Никишино, большое и некогда зажиточное село на границе Донецкой и Луганской областей, начали «разматывать» с осени 2014-го. Село разделил на две части украинский укрепрайон. Из Никишина убежали все. В селе остался последний ребенок - 8-летний Никита и его мать Оксана. Выбраться из села они уже не могли. К колодцу не пройти - украинцы сразу же открывали огонь, хотя ополченцы просили их по рации: «Не стреляйте по женщине с ведрами и мальчику с белым флагом, пропустите за водой». Куда там, только вышли - сразу же пулеметная очередь… В сумерках мы загнали в Никишино джип, обложили своими бронежилетами маму с сыном, кое-как утрамбовались сами и уехали прочь.
В феврале, во время дебальцевской операции, украинский укрепрайон накрыли «Градами» и артиллерией. «Захисники» просто разбежались, а Никишино осталось. Фрагментами и контурами.
Дорог к селу нет, не было их и при Украине. Я бьюсь макушкой в крышу джипа - свою машину мне посоветовали оставить в Донецке мудрые люди. Бьюсь и думаю: где взять миллиарды на эти дороги? Но водитель, мой донецкий друг, комментирует уверенно: «Да ты шо, сделаем! Все сделаем, пусть только в покое нас оставят, не такое делали. Дороги - тьфу. Дорога не шахта».
Поля вокруг Никишина частично распаханы, и это уже хорошо. Но само село, несмотря на субботний полдень, вымершее. На улицах - ни соринки, и эта идеальная чистота лишь добавляет печали в сердце. Работы нет, и все местные записаны в «социальные работники» - получают две тысячи рублей в месяц и метут, метут и убирают. В кострах, в которых жгут весенний мусор, иногда хлопают патроны - «эхо войны». Разбитая снарядами администрация так и стоит пустая, заколоченная. На запертой двери кто-то написал коряво синей краской «СлавянИ».

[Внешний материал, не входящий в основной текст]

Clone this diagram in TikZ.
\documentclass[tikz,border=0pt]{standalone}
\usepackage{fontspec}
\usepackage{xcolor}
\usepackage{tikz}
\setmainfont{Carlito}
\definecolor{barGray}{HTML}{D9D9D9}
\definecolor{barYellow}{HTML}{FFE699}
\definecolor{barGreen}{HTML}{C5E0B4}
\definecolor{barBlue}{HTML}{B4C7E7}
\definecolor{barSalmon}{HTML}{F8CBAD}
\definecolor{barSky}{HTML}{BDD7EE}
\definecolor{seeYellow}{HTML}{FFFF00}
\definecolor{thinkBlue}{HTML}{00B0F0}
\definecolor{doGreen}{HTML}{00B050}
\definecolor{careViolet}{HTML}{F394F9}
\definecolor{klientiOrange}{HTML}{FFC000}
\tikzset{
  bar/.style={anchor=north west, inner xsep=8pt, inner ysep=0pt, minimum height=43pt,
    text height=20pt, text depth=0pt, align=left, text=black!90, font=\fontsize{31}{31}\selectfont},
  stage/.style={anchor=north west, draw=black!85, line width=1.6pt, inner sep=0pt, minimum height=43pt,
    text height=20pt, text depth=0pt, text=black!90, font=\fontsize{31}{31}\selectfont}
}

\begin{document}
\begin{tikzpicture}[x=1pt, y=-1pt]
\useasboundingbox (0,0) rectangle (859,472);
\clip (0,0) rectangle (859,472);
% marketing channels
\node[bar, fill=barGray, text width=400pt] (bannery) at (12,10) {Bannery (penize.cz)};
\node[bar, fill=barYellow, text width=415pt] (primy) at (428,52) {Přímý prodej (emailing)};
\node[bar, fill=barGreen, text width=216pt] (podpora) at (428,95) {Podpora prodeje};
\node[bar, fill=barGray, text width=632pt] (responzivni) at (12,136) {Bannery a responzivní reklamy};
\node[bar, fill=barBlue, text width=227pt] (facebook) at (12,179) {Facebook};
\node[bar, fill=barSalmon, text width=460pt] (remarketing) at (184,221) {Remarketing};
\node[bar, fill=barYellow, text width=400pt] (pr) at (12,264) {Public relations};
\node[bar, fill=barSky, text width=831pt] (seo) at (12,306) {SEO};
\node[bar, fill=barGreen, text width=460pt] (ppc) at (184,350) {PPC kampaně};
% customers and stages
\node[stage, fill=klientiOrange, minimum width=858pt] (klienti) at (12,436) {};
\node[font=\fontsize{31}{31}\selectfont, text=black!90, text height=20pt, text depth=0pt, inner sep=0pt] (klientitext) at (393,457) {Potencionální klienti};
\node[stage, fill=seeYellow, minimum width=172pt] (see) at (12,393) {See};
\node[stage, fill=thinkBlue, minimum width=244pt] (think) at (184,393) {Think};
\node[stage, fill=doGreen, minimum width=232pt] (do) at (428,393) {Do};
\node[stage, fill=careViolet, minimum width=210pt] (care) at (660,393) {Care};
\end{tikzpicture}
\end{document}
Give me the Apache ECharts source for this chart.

В Никишине убирать уже нечего давным-давно, нужно строить, но денег нет и неоткуда им взяться. Несколько частных домов, амбулаторию и детсад отремонтировали с помощью Красного Креста и каких-то республиканских благотворительных программ. Это весомый повод вернуться людям в Никишино. Но пока нет работы, от «уровня жизни» здесь волосы встают дыбом, непонятно: какой век на дворе?
Местная жительница рассказывает мне про великую удачу, случившуюся с их семьей. Мужа попросили поохранять пруд с рыбой возле линии фронта - до нееот села километров двадцать, слышно по вечерам. Рядом с прудом была чья-то брошенная нелегальная шахта-копанка. Потом на ставок упал «Град», и муж привез домой мешок глушеных карасей, мешок угля, и еще за охрану заплатили сто рублей. Удача!
Шахты-копанки - единственная доступная работа. До войны, как мне рассказывали, владелец такой шахты мог содержать квартиру в Киеве или Москве и оплачивать проживание там своей семьи. Сейчас за день работы в нечеловеческих и нелегальных условиях шахтеры получают 300 рублей.
Единственная «точка роста» в Никишине - абсолютно новый храм, строители спешат, хотят успеть к Пасхе. Строительство финансируют два мужика-гуманитарщика из Ростова и Москвы, на разговор они не идут, по слухам, им много пеняли за этот храм.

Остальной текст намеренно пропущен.